Identity Collapse is a digital collage work comprising four variations of a manipulated version of James McNeill Whistler’s Arrangement in Grey and Black No. 1 (Portrait of the Artist’s Mother). The piece reconfigures this canonical portrait by replacing the sitter with a shop mannequin ─ a gesture of both erasure and substitution. Presented as a 2×2 grid, the work stages a visual and conceptual breakdown: a slow dissolution of selfhood, intimacy, and authenticity.

The mannequin’s head is smooth, blank, and devoid of emotion. In the first image, it appears as a simple swap ─ the mother now rendered as idealised, plastic, consumer-friendly. But as the sequence progresses, additional faces begin to appear, scattered across her lap, footstool, and the floor beneath her chair. These are not variations; they are other selves ─ expressions, identities, perhaps even memories. The figure becomes a kind of cabinet, archive, or shrine to what has been removed or replaced.

The title Identity Collapse speaks to multiple interpretations. It refers to the collapse of the individual under the weight of imposed ideals ─ particularly gendered, maternal, and moral ideals embedded in Western portraiture. It also suggests the collapse of visual coherence in a time where digital manipulation, corporate branding, and AI-generated imagery saturate and flatten our understanding of the self. Finally, it alludes to the emotional consequences of performing identity as something stable, consumable, or aspirational.

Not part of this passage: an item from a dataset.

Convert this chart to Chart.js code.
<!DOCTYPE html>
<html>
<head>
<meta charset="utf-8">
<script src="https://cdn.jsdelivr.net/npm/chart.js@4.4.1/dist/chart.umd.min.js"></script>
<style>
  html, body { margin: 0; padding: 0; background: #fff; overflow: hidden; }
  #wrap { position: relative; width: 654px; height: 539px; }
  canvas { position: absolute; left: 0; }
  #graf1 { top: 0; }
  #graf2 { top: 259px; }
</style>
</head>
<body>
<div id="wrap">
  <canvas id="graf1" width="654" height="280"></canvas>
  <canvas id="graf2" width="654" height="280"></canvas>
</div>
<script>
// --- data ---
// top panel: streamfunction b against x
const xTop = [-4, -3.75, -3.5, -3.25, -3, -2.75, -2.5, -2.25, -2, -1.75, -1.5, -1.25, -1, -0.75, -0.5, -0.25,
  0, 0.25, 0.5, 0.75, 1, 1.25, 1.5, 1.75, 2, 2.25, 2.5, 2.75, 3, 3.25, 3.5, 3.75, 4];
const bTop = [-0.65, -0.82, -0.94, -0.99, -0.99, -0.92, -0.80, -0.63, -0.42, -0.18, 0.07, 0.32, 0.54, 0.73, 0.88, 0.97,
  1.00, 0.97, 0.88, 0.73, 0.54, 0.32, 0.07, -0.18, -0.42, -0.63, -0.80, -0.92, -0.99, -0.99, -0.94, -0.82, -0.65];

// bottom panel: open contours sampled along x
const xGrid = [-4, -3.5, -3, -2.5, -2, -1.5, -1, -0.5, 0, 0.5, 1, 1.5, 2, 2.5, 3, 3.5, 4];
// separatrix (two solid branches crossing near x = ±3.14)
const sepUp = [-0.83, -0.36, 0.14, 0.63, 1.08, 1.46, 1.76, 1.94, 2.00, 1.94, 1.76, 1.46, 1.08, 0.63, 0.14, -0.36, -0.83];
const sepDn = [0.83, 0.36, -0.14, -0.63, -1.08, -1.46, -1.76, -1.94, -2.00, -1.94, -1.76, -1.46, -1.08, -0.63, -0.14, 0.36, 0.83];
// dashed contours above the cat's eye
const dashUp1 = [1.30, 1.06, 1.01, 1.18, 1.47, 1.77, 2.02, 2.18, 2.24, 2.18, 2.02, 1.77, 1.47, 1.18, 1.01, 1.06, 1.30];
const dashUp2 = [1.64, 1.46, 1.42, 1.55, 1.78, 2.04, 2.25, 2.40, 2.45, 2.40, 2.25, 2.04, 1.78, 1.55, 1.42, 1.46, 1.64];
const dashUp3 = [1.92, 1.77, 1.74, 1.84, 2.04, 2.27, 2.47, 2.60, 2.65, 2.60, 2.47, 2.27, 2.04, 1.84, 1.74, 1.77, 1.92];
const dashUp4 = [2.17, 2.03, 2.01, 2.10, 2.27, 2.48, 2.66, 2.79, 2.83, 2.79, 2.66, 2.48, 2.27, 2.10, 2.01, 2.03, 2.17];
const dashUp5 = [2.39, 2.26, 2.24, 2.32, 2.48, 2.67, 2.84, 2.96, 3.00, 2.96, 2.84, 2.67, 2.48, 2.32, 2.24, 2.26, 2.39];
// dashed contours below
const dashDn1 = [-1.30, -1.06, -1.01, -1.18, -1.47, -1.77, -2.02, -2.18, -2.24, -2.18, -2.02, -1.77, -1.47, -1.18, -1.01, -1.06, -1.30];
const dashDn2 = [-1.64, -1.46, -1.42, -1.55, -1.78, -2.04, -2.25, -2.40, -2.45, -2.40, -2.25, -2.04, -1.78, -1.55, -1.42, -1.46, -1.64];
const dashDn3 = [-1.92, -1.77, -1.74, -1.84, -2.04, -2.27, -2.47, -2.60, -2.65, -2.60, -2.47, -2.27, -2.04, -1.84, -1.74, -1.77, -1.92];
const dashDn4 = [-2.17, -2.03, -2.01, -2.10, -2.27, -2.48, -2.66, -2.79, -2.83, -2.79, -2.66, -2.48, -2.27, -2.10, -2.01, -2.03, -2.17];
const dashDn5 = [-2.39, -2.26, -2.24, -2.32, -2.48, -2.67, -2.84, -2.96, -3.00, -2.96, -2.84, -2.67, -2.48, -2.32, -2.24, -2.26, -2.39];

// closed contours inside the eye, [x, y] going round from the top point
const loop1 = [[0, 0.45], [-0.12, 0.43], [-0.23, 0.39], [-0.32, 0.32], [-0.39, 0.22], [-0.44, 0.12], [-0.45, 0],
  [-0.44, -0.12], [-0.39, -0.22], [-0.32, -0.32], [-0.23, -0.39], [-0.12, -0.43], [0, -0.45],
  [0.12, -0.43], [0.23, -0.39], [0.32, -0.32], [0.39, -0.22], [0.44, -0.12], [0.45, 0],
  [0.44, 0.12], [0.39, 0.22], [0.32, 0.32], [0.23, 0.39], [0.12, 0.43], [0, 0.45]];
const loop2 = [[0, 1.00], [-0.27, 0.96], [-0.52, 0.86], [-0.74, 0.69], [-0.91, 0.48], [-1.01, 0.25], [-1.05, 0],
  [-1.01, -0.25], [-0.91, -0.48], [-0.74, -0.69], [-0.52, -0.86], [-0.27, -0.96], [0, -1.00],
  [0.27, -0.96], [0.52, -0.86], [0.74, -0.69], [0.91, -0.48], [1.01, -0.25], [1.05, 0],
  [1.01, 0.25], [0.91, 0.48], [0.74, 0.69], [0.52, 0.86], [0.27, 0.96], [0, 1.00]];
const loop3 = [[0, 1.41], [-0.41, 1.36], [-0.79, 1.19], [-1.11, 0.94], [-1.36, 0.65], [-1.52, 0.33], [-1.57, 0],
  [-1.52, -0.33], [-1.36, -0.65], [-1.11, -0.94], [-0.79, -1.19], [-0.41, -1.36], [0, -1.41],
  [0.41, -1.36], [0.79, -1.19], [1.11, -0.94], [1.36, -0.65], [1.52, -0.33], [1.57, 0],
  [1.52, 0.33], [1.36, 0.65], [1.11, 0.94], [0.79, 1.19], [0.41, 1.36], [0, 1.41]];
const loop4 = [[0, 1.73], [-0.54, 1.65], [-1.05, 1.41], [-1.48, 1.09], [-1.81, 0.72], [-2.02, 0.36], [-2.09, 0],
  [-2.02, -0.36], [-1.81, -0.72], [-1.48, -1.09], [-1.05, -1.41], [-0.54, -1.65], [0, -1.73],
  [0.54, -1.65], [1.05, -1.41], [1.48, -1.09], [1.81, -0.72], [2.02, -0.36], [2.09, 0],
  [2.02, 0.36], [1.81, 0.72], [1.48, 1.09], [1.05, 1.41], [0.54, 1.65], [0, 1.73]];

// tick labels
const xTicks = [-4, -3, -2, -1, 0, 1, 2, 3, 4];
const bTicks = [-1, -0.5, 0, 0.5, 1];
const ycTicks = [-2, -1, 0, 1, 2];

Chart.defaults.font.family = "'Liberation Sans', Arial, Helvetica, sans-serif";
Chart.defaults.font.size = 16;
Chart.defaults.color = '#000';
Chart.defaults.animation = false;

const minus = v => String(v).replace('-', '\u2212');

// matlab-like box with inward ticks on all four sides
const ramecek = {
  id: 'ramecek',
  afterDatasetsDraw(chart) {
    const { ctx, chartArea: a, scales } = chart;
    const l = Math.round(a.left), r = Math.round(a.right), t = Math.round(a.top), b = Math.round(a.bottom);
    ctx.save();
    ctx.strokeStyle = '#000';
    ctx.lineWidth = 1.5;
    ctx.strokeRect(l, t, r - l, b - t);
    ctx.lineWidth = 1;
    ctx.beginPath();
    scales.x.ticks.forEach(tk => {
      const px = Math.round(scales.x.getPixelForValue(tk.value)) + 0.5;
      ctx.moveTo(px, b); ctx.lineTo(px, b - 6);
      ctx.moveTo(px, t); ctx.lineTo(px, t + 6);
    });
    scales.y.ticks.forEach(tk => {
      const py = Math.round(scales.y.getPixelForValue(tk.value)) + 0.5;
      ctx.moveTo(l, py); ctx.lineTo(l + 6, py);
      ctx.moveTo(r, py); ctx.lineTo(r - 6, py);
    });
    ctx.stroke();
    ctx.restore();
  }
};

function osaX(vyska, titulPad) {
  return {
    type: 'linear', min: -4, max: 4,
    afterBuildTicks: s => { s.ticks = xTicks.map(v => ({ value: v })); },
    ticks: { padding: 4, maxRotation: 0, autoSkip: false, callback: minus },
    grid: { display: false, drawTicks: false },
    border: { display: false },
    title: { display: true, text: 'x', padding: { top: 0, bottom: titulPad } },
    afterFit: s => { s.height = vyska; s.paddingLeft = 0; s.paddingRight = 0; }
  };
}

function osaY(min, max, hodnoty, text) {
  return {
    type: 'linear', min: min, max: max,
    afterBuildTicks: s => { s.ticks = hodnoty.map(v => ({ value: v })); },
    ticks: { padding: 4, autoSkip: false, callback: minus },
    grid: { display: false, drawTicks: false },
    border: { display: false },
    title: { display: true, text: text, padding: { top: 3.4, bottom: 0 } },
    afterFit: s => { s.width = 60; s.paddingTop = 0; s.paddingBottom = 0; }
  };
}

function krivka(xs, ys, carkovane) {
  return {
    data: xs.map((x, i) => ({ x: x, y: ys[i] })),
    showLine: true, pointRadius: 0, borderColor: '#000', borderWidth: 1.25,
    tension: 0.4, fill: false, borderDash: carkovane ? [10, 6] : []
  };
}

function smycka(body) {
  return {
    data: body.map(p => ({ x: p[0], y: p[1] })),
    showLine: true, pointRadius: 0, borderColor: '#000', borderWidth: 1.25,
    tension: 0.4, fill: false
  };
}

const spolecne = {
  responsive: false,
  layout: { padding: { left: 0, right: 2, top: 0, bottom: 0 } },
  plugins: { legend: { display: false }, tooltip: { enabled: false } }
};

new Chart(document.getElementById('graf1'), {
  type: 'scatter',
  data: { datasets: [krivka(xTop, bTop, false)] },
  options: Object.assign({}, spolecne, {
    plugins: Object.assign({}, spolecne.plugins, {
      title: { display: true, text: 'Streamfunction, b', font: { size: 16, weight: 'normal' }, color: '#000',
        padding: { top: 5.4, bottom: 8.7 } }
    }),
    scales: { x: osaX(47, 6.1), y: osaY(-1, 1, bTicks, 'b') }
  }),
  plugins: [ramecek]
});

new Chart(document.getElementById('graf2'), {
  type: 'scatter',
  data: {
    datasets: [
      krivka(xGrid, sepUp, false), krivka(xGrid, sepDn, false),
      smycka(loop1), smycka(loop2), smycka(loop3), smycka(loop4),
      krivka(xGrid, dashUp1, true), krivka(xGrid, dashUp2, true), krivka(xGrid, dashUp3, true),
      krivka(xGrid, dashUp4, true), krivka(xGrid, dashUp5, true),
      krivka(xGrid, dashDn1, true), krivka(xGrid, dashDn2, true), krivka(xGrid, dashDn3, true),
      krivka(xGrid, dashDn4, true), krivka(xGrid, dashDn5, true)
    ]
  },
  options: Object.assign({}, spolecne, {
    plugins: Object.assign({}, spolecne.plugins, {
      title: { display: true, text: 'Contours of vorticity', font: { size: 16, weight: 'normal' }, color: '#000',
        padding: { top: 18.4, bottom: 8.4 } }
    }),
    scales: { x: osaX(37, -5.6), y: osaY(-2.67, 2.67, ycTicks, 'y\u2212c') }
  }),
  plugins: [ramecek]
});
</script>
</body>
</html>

Whistler’s original work offers a quiet reverence, often read as nostalgic or dignified. But here, that stillness is revealed as something more precarious ─ a site of tension. The maternal figure does not resist; she holds the face in her lap, cradling it like a broken relic or a personal grief. Later, the faces multiply and lose their order. What was once a portrait becomes an inventory of loss.

The piece invites public interpretation without demanding a single conclusion. Is this the dehumanisation of the self through commercial aesthetics? A critique of family as institution? A meditation on ageing, absence, and visibility? Or all of these at once?

In a gallery context, the 2×2 grid format reinforces the idea of repetition and mass production ─ recalling not only fine art diptychs but also shop windows, fashion lookbooks, or surveillance footage. It becomes not just a portrait, but a system of display.

Ultimately, Identity Collapse does not mourn the original subject ─ it exposes what she has become. Not a woman. Not a mother. But a surface, a symbol, a version of us we can no longer reach.

Identity Collapse is presented as a 2×2 grid of archival pigment prints on Hahnemühle Photo Rag, each panel measuring 40 × 32 cm, for a total installed size of approximately 90 × 75 cm including spacing.